Dorothea Hoffman (died 1710), was a Swedish milliner and hatmaker.
She was the daughter of the Elder (administrative title) Fischer of the hatmaker's guild in Norrköping. She married the hatmaker Mårten Hoffman (d. 1702) in Stockholm, with whom she had ten children.
Dorothea Hoffman conducted her own business independently from her spouse, despite the fact that she as a married woman who was formally under the guardianship of her husband. As with other married businesswomen, her activity is not very visible in the documents, but she was sued in 1678 by the hatmaker's guild in Köping for having imported 92 of her own hats to Köping for sale.
When she was widowed in 1702, she was formally noted as a businesswoman of her own business as well as inheriting the hatmaker's guild privilege and workshop of her late spouse. Hoffman was the most successful hatmaker in Stockholm: she is listed with a larger staff and more journeyman's than any other of her profession in the capital, and her workshop and business was noted to have been the largest within her trade. She imported from Lübeck and Copenhagen, and her goods were known for their high quality.
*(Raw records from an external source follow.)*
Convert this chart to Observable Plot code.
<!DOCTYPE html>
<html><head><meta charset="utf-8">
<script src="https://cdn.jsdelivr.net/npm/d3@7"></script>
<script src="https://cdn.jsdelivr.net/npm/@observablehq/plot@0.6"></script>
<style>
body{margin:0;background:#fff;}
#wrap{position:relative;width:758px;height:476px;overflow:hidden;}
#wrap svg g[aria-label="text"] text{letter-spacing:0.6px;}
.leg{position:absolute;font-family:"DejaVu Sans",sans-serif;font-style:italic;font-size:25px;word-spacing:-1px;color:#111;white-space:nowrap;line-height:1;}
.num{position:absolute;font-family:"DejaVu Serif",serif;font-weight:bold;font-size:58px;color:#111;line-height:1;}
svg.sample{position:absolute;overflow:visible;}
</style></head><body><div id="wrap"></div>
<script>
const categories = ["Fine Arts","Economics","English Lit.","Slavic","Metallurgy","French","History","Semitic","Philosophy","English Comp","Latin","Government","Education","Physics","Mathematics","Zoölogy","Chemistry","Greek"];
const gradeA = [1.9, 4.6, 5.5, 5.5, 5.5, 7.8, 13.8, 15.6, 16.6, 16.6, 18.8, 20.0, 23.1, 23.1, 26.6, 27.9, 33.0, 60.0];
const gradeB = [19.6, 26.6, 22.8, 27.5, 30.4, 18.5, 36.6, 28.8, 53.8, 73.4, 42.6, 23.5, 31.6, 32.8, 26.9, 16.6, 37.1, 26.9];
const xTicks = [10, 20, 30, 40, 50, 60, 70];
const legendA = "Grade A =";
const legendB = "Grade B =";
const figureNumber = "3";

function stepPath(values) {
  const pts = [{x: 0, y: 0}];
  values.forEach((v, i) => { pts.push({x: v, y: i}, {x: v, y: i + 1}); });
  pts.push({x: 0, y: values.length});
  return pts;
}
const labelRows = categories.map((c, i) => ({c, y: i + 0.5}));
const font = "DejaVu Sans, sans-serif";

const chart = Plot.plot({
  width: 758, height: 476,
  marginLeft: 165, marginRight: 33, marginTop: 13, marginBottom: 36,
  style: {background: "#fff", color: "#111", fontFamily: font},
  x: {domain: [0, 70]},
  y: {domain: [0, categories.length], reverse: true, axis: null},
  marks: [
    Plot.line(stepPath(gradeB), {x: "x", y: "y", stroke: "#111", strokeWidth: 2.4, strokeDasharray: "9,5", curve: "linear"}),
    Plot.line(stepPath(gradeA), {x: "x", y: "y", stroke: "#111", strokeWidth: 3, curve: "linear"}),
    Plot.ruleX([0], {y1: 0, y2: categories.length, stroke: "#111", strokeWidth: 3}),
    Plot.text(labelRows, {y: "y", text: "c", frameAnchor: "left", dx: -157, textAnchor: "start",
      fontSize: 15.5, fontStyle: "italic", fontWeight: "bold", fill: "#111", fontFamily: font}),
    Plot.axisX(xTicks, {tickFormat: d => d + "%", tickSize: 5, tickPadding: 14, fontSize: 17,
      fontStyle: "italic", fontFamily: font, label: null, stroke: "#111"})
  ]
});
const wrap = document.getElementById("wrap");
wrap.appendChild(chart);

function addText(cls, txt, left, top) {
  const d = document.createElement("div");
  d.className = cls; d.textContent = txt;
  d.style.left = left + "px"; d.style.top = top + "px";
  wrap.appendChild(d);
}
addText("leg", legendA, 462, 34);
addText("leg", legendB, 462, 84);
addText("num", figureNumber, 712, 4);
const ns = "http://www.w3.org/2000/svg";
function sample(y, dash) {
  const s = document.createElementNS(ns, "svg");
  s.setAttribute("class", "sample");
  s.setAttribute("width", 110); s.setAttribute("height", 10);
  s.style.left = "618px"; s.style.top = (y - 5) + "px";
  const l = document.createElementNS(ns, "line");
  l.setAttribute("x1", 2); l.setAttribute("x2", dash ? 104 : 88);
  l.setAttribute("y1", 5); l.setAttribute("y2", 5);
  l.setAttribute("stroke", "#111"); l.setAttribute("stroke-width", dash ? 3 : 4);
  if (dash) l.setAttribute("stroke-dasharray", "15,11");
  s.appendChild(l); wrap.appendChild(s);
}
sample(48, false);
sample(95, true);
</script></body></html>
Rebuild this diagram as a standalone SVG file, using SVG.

She died during the Great Northern War plague outbreak. Her business was inherited by her son Elias Hoffman (1690–1719), who had to defend it against the rest of the members of the hatmaker's guild of Stockholm, who wished to have it divided among the guild members due to its disproportionate size. It was still the biggest of its kind in Stockholm in 1719–26, when it was managed by Dorothea Hoffman's daughter-in-law Christina Udd, who, however, dissolved it when she remarried in 1726.